JOB – In the entries below, print exactly the lines from the first through the one with "from matplotlib.patches import PathPatch", both included, and none of the pictures.
## Start DATA IN THIS EXERCISE
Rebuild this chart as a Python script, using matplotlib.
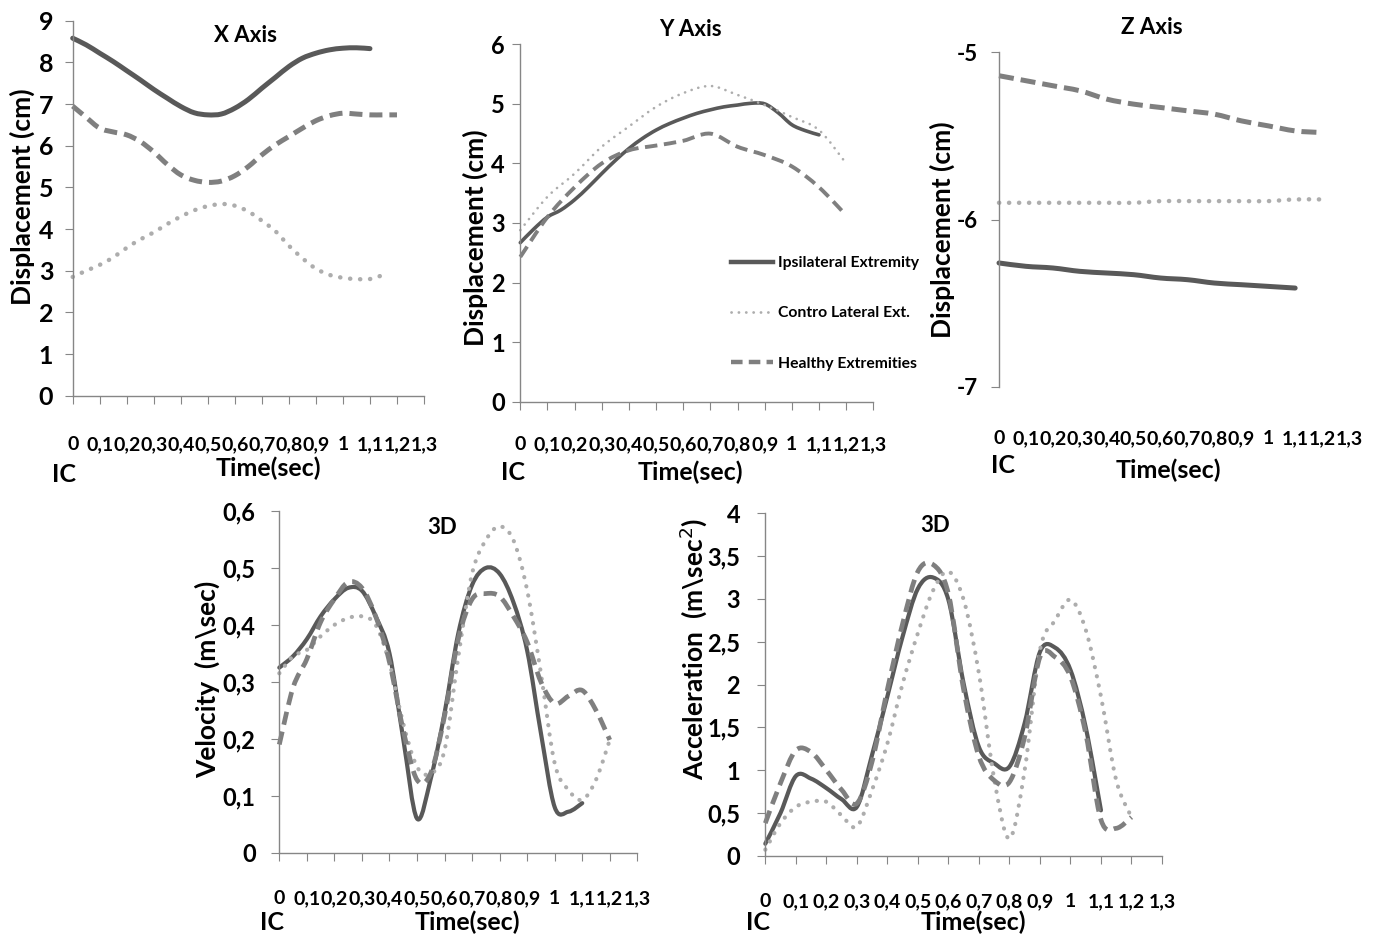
import numpy as np
import matplotlib
matplotlib.use("Agg")
import matplotlib.pyplot as plt
from matplotlib.path import Path
from matplotlib.patches import PathPatch

# time axis labels (comma decimals, as in the original)
time_ticks = [0, 0.1, 0.2, 0.3, 0.4, 0.5, 0.6, 0.7, 0.8, 0.9, 1.0, 1.1, 1.2, 1.3]
time_labels = ["0", "0,1", "0,2", "0,3", "0,4", "0,5", "0,6", "0,7", "0,8", "0,9", "1", "1,1", "1,2", "1,3"]

series_names = ["Ipsilateral Extremity", "Contro Lateral Ext.", "Healthy Extremities"]

# X axis displacement (cm), every 0.05 s
t_x_ipsi = np.arange(23) * 0.05
x_ipsi = [8.58, 8.42, 8.22, 8.02, 7.8, 7.58, 7.35, 7.14, 6.94, 6.79, 6.74, 6.76, 6.9,
          7.11, 7.38, 7.64, 7.9, 8.1, 8.22, 8.3, 8.34, 8.35, 8.33]
t_x_contra = np.arange(24) * 0.05
x_contra = [2.85, 3.0, 3.14, 3.32, 3.55, 3.75, 3.92, 4.12, 4.3, 4.45, 4.55, 4.6, 4.56,
            4.42, 4.2, 3.95, 3.6, 3.3, 3.05, 2.9, 2.83, 2.8, 2.8, 2.9]
t_x_healthy = np.arange(25) * 0.05
x_healthy = [6.95, 6.68, 6.42, 6.33, 6.26, 6.1, 5.85, 5.55, 5.3, 5.17, 5.12, 5.15, 5.28,
             5.5, 5.78, 6.02, 6.22, 6.42, 6.6, 6.72, 6.78, 6.76, 6.74, 6.74, 6.74]

# Y axis displacement (cm)
t_y_ipsi = np.arange(23) * 0.05
y_ipsi = [2.67, 2.9, 3.1, 3.22, 3.39, 3.6, 3.83, 4.05, 4.25, 4.42, 4.56, 4.67, 4.76,
          4.84, 4.9, 4.95, 4.98, 5.01, 5.0, 4.85, 4.65, 4.55, 4.48]
t_y_other = np.arange(13) * 0.1
y_contra = [2.88, 3.44, 3.83, 4.28, 4.62, 4.95, 5.18, 5.3, 5.15, 4.98, 4.78, 4.56, 4.0]
y_healthy = [2.43, 3.1, 3.6, 4.0, 4.22, 4.3, 4.38, 4.5, 4.28, 4.14, 3.95, 3.6, 3.13]

# Z axis displacement (cm)
t_z_ipsi = np.arange(12) * 0.1
z_ipsi = [-6.26, -6.28, -6.29, -6.31, -6.32, -6.33, -6.35, -6.36, -6.38, -6.39, -6.4, -6.41]
t_z_other = np.arange(13) * 0.1
z_contra = [-5.9, -5.9, -5.9, -5.9, -5.9, -5.9, -5.89, -5.89, -5.89, -5.89, -5.89, -5.88, -5.88]
z_healthy = [-5.14, -5.17, -5.2, -5.23, -5.28, -5.31, -5.33, -5.35, -5.37, -5.41, -5.44, -5.47, -5.48]

# 3D velocity (m\sec)
t_v_ipsi = np.arange(23) * 0.05
v_ipsi = [0.325, 0.345, 0.375, 0.415, 0.445, 0.465, 0.46, 0.415, 0.35, 0.2, 0.06, 0.13,
          0.245, 0.385, 0.47, 0.5, 0.49, 0.44, 0.355, 0.21, 0.08, 0.072, 0.087]
t_v_other = np.arange(25) * 0.05
v_contra = [0.315, 0.345, 0.356, 0.38, 0.4, 0.412, 0.415, 0.4, 0.333, 0.227, 0.151, 0.139,
            0.18, 0.344, 0.49, 0.549, 0.573, 0.549, 0.461, 0.315, 0.157, 0.11, 0.093, 0.128, 0.198]
v_healthy = [0.19, 0.29, 0.34, 0.405, 0.445, 0.475, 0.465, 0.415, 0.335, 0.215, 0.128, 0.14,
             0.24, 0.375, 0.445, 0.455, 0.45, 0.415, 0.37, 0.3, 0.262, 0.275, 0.285, 0.25, 0.198]

# 3D acceleration (m\sec^2)
t_a_ipsi = np.arange(23) * 0.05
a_ipsi = [0.14, 0.5, 0.93, 0.9, 0.79, 0.66, 0.57, 1.18, 1.86, 2.56, 3.12, 3.25, 2.99,
          2.01, 1.27, 1.08, 1.04, 1.55, 2.38, 2.43, 2.17, 1.5, 0.53]
t_a_other = np.arange(25) * 0.05
a_contra = [0.07, 0.38, 0.57, 0.63, 0.63, 0.47, 0.34, 0.77, 1.31, 2.01, 2.6, 3.1, 3.32,
            2.99, 2.13, 0.9, 0.2, 1.0, 2.4, 2.75, 2.99, 2.64, 1.86, 0.88, 0.45]
a_healthy = [0.38, 0.85, 1.23, 1.21, 1.0, 0.77, 0.61, 1.1, 1.94, 2.71, 3.32, 3.4, 3.06,
             1.94, 1.16, 0.88, 0.86, 1.39, 2.32, 2.32, 2.09, 1.43, 0.42, 0.32, 0.45]

W, H = 1381, 944
FONT = ["Lato", "DejaVu Sans"]
AXIS_GREY = "#868686"
C_IPSI = "#595959"
C_CONTRA = "#ADADAD"
C_HEALTHY = "#7F7F7F"


def box(left, right, top, bottom):
    return [left / W, 1 - bottom / H, (right - left) / W, (bottom - top) / H]


def fp(x, y):
    return (x / W, 1 - y / H)


fig = plt.figure(figsize=(W / 100, H / 100), dpi=100)


def setup(ax, ylim, yticks, ylabels, ysize, ypad, xpad, title, title_xy, ylab, ylab_xy,
          time_xy, ic_xy, show_bottom=True):
    ax.set_xlim(0, 1.3)
    ax.set_ylim(*ylim)
    for s in ["top", "right"]:
        ax.spines[s].set_visible(False)
    for s in ["left", "bottom"]:
        ax.spines[s].set_color(AXIS_GREY)
        ax.spines[s].set_linewidth(1.0)
    ax.spines["bottom"].set_visible(show_bottom)
    ax.set_xticks(time_ticks)
    ax.set_xticklabels(time_labels, fontfamily=FONT, fontweight="bold", fontsize=14)
    ax.set_yticks(yticks)
    ax.set_yticklabels(ylabels, fontfamily=FONT, fontweight="bold", fontsize=ysize)
    ax.tick_params(axis="y", direction="out", length=6, color=AXIS_GREY, pad=ypad)
    ax.tick_params(axis="x", direction="out", length=6 if show_bottom else 0,
                   color=AXIS_GREY, pad=xpad)
    ax.patch.set_alpha(0)
    fig.text(*fp(*title_xy), title, ha="center", va="center",
             fontfamily=FONT, fontweight="bold", fontsize=16)
    ax.set_ylabel(ylab, fontfamily=FONT, fontweight="bold", fontsize=19)
    ax.yaxis.label.set_va("center")
    ax.yaxis.set_label_coords(*fp(*ylab_xy), transform=fig.transFigure)
    ax.set_xlabel("Time(sec)", fontfamily=FONT, fontweight="bold", fontsize=18)
    ax.xaxis.label.set_va("center")
    ax.xaxis.set_label_coords(*fp(*time_xy), transform=fig.transFigure)
    fig.text(*fp(*ic_xy), "IC", ha="center", va="center",
             fontfamily=FONT, fontweight="bold", fontsize=18)


def smooth_path(t, y):
    # Excel-style smoothed line: cubic Bezier segments through the data points
    pts = np.column_stack([t, y]).astype(float)
    n = len(pts)
    verts = [pts[0]]
    codes = [Path.MOVETO]
    for i in range(n - 1):
        p0 = pts[i - 1] if i > 0 else pts[i]
        p1, p2 = pts[i], pts[i + 1]
        p3 = pts[i + 2] if i + 2 < n else pts[i + 1]
        verts += [p1 + (p2 - p0) / 6.0, p2 - (p3 - p1) / 6.0, p2]
        codes += [Path.CURVE4] * 3
    return Path(verts, codes)


def draw(ax, t, y, kind, lw, dash=None):
    if kind == "solid":
        style = dict(edgecolor=C_IPSI, linestyle="-", capstyle="round")
    elif kind == "dotted":
        style = dict(edgecolor=C_CONTRA, linestyle=(0, dash or (0.05, 2.2)), capstyle="round")
    else:
        style = dict(edgecolor=C_HEALTHY, linestyle=(0, dash or (2.6, 1.4)), capstyle="butt")
    ax.add_patch(PathPatch(smooth_path(t, y), fill=False, lw=lw, clip_on=False,
                           joinstyle="round", **style))


# X axis
ax1 = fig.add_axes(box(72.7, 424, 20.7, 395.7))
draw(ax1, t_x_ipsi, x_ipsi, "solid", 3.6)
draw(ax1, t_x_contra, x_contra, "dotted", 3.2)
draw(ax1, t_x_healthy, x_healthy, "dashed", 3.6)
setup(ax1, (0, 9), range(10), [str(i) for i in range(10)], 18, 8, 23,
      "X Axis", (245, 35), "Displacement (cm)", (22, 197), (268, 468), (64, 474))

# Y axis
ax2 = fig.add_axes(box(520.3, 873.3, 44.3, 401.7))
draw(ax2, t_y_ipsi, y_ipsi, "solid", 2.6)
draw(ax2, t_y_other, y_contra, "dotted", 1.9, (0.05, 2.6))
draw(ax2, t_y_other, y_healthy, "dashed", 2.8, (3.2, 1.7))
setup(ax2, (0, 6), range(7), [str(i) for i in range(7)], 17, 5, 19,
      "Y Axis", (690, 30), "Displacement (cm)", (475, 238), (690, 472), (513, 472))
l1, = ax2.plot([], [], color=C_IPSI, lw=3.2)
l2, = ax2.plot([], [], color=C_CONTRA, lw=2.0, linestyle=(0, (0.05, 2.6)), dash_capstyle="round")
l3, = ax2.plot([], [], color=C_HEALTHY, lw=3.2, linestyle=(0, (2.6, 1.4)))
ax2.legend([l1, l2, l3], series_names, loc="upper left", frameon=False,
           bbox_to_anchor=fp(731, 256), bbox_transform=fig.transFigure,
           borderpad=0, borderaxespad=0, handlelength=2.7, handletextpad=0.3,
           labelspacing=2.32, prop={"family": FONT, "weight": "bold", "size": 11.3})

# Z axis
ax3 = fig.add_axes(box(999, 1349, 52.3, 386.7))
draw(ax3, t_z_ipsi, z_ipsi, "solid", 3.6)
draw(ax3, t_z_other, z_contra, "dotted", 3.2)
draw(ax3, t_z_other, z_healthy, "dashed", 3.6, (3.0, 1.4))
setup(ax3, (-7, -5), [-7, -6, -5], ["-7", "-6", "-5"], 16, 9, 31,
      "Z Axis", (1152, 28), "Displacement (cm)", (942, 230), (1168, 470), (1003, 465),
      show_bottom=False)

# 3D velocity
ax4 = fig.add_axes(box(279.3, 637.3, 511, 852.7))
draw(ax4, t_v_ipsi, v_ipsi, "solid", 3.0)
draw(ax4, t_v_other, v_contra, "dotted", 3.0)
draw(ax4, t_v_other, v_healthy, "dashed", 3.4, (2.8, 1.5))
setup(ax4, (0, 0.6), [0, 0.1, 0.2, 0.3, 0.4, 0.5, 0.6],
      ["0", "0,1", "0,2", "0,3", "0,4", "0,5", "0,6"], 17, 11, 21,
      "3D", (442, 527), "Velocity  (m\\sec)", (207, 679), (467, 922), (272, 922))

# 3D acceleration
ax5 = fig.add_axes(box(765.3, 1162, 513.3, 855.7))
draw(ax5, t_a_ipsi, a_ipsi, "solid", 3.0)
draw(ax5, t_a_other, a_contra, "dotted", 3.0)
draw(ax5, t_a_other, a_healthy, "dashed", 3.4, (2.8, 1.5))
setup(ax5, (0, 4), [0, 0.5, 1, 1.5, 2, 2.5, 3, 3.5, 4],
      ["0", "0,5", "1", "1,5", "2", "2,5", "3", "3,5", "4"], 17, 12, 21,
      "3D", (935, 525), "Acceleration  (m\\sec$^{2}$)", (693, 649), (973, 922), (758, 922))

fig.savefig("out.png", dpi=100)
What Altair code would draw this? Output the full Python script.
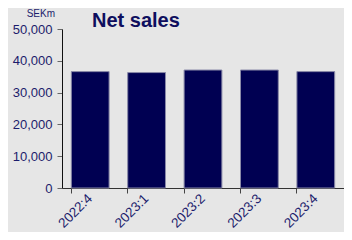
import altair as alt
import pandas as pd

quarters = ["2022:4", "2023:1", "2023:2", "2023:3", "2023:4"]
net_sales = [36600, 36300, 37100, 37100, 36600]
y_ticks = [0, 10000, 20000, 30000, 40000, 50000]

df = pd.DataFrame({"quarter": quarters, "sales": net_sales})

navy_text = "#1c1c6c"

bars = alt.Chart(df).mark_bar(
    color="#000052", stroke="#8a8aa8", strokeWidth=1
).encode(
    x=alt.X("quarter:N", sort=quarters, title=None,
            scale=alt.Scale(paddingInner=0.33, paddingOuter=0.165),
            axis=alt.Axis(labelAngle=-45, labelAlign="right", labelBaseline="middle",
                          labelPadding=3, bandPosition=0, tickColor="#444", tickSize=5,
                          domainColor="#333", labelFontSize=13.5,
                          labelColor=navy_text, labelFont="Liberation Sans")),
    y=alt.Y("sales:Q", title=None,
            scale=alt.Scale(domain=[0, 50000], nice=False),
            axis=alt.Axis(values=y_ticks, format=",d",
                          tickColor="#666", tickSize=5, domainColor="#111",
                          labelFontSize=13, labelColor=navy_text,
                          labelFont="Liberation Sans", labelPadding=5, grid=False)),
)

sekm = alt.Chart(pd.DataFrame({"t": ["SEKm"]})).mark_text(
    font="Liberation Sans", fontSize=10, color=navy_text, align="right", baseline="bottom"
).encode(text="t:N", x=alt.value(-7), y=alt.value(-10))

title = alt.Chart(pd.DataFrame({"t": ["Net sales"]})).mark_text(
    font="Liberation Sans", fontSize=20, fontWeight="bold", color="#0e0e5e",
    align="left", baseline="alphabetic"
).encode(text="t:N", x=alt.value(30), y=alt.value(-2))

final = (bars + sekm + title).properties(
    width=282, height=159,
    autosize=alt.AutoSizeParams(type="none"),
    padding={"left": 54, "top": 21, "right": 0, "bottom": 44},
    background="#e6e6e6",
).configure_view(stroke=None)

final.save("out.html", embed_options={"renderer": "svg", "actions": False})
## End DATA IN THIS EXERCISE
THE REPLY –
Rebuild this chart as a Python script, using matplotlib.
import numpy as np
import matplotlib
matplotlib.use("Agg")
import matplotlib.pyplot as plt
from matplotlib.path import Path
from matplotlib.patches import PathPatch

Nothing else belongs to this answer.